Two modes for aiming have been included, and can be selected in the options menu by turning on or off an option named 'Dynamic Aiming'. Dynamic aiming is the loose control method that is featured in the majority of videos featuring actual Wii gameplay footage. Having it turned off gives you a gun that is fixed on the center of you screen. When I first started to play the game, I played through the tutorial level using both control types to find which mode better suited my tastes. I quickly chose dynamic aiming. The loose mode of firing allows you to get an indication of where your pointer is aimed at your TV screen, enabling you to gain better control over your movements. Without dynamic aiming the process of moving throughout the game becomes tricky and even clumsy at times. Call of Duty 3 also features some unique context sensitive actions that work with the remote. These seem to be added in just to take advantage of the controller, and don't feel really polished. It can be nearly impossible to pull off some of these moves the first time you are approached with them, and I ran into some sections where I needed to replay the movements over and over again to finally get them to register. It's a novel idea, but a horribly executed one.

Call of Duty 3 follows the standard formula put out by every World War II shooter - shoot Nazi's and achieve whatever other side objectives are thrown at you. Then you have the usual Call of Duty production values to top it all of. The experience of a Call of Duty game feel much more cinematic and action packed. The main change I felt in the Call of Duty formula lies within the in game scenes between the soldiers in your squad. These scenes added no real depth to the story and felt tacked on and cheesy. I won't delve into the story, because it is straight forward World War II history, but it has players fighting in a variety of missions from the point of view of American, Canadian, British, and Polish soldiers. Enemy artificial intelligence is good, but by no means excellent. They employ military tactics in a somewhat decent manner, and you shouldn't find any glitched enemies (at least I didn't). This is one of the few parts of the game where you won't find glitches. Call of Duty 3 was obviously rushed from a porting perspective to make the Wii launch. It had been previously in development, and this port is simply the XBox or PS2 version with tacked-on Wii controls. One example of a game-ruining glitch immediately comes to mind. Occasionally you can lose control of your character and he will go nuts - firing, moving, and looking around by himself in glitchy kind of way. It would be interesting to know how this got past the quality assurance department and made it into the final launch version.

Since the main focus of this review is to show how a FPS can translate to the Wii, I will only slightly touch on the graphics and sound aspects.

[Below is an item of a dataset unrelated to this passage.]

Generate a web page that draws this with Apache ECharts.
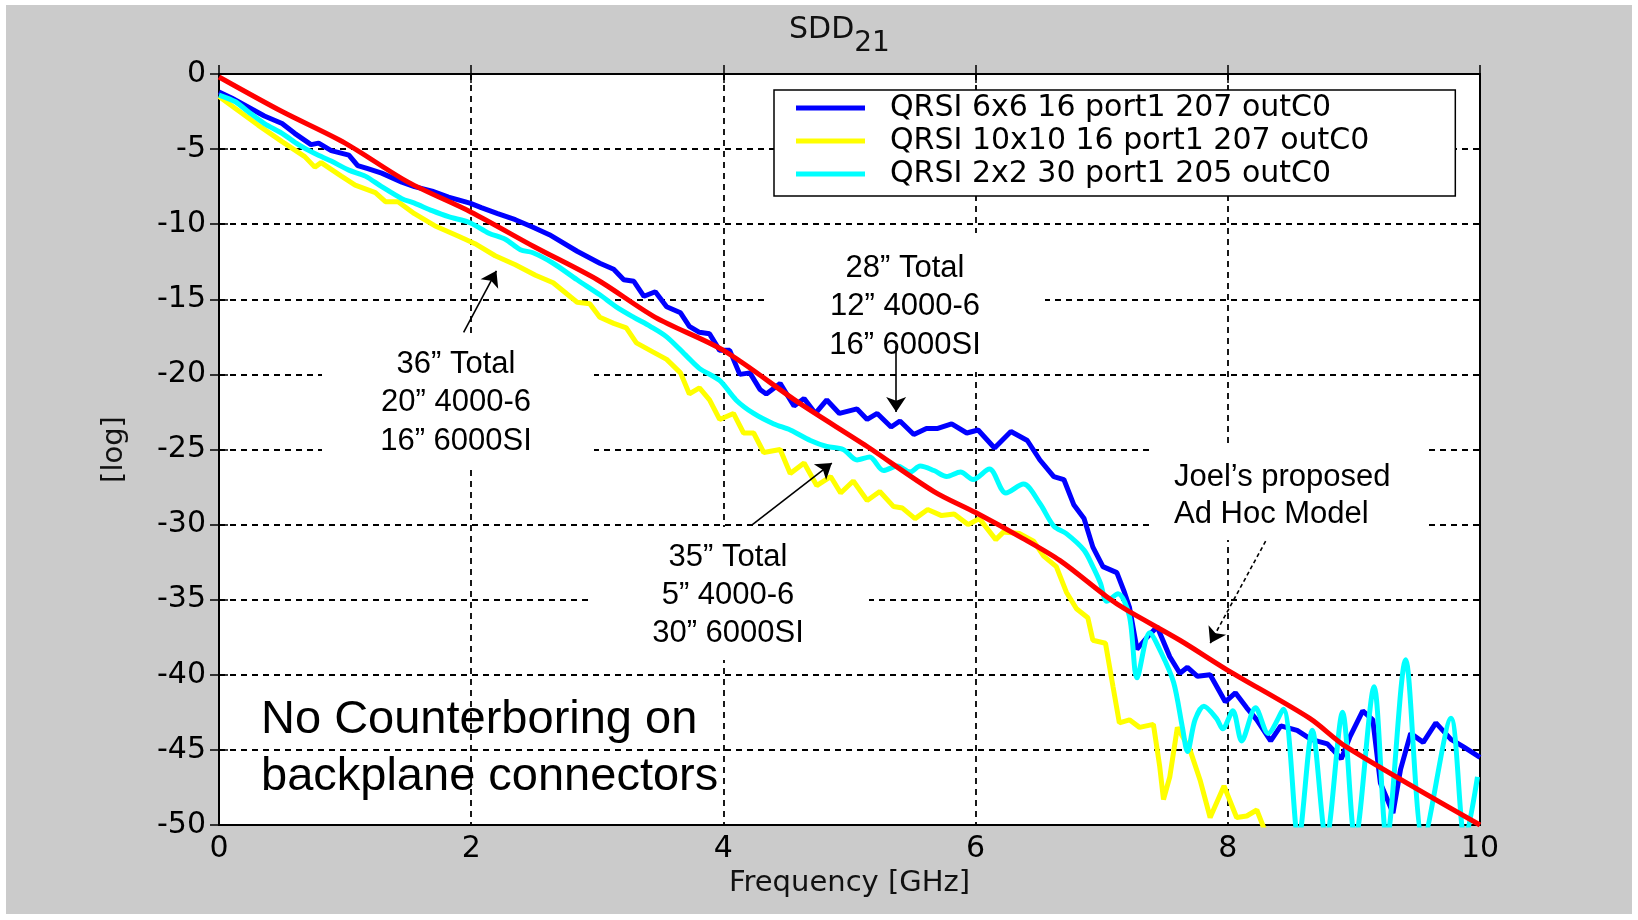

Visually, Call of Duty 3 caused quite a stir because of muddy textures and blocky character model pre-release screenshots. Even with a final copy in hand, the game doesn't look much different from the screenshots. You will in now way confuse this version with the other next-gen offerings. It is playable, runs at a steady framerate, and doesn't look overly bad, but it pales mightily in comparison to the Xbox 360 and PS3 versions. Audio wise, it sounds good, but occasionally sound effects will drop out and you won't be able to hear your gun reloading for example. The speaker in the Wii remote isn't used, but I'm not sure how quality a reloading sound from the Wii remote speaker would be.

Call of Duty 3 is a passable launch title, and a nice starting point for FPS enthusiasts. The Wii still has a lot of ground to cover before it has a must-play FPS, but the parts are in place to hopefully someday create an epic shooter experience. Because of the present glitches, however, I wouldn't recommend buying this game - at least not at full price. Try giving this game a rental or buying used for a passable FPS experience on the newest Nintendo home console.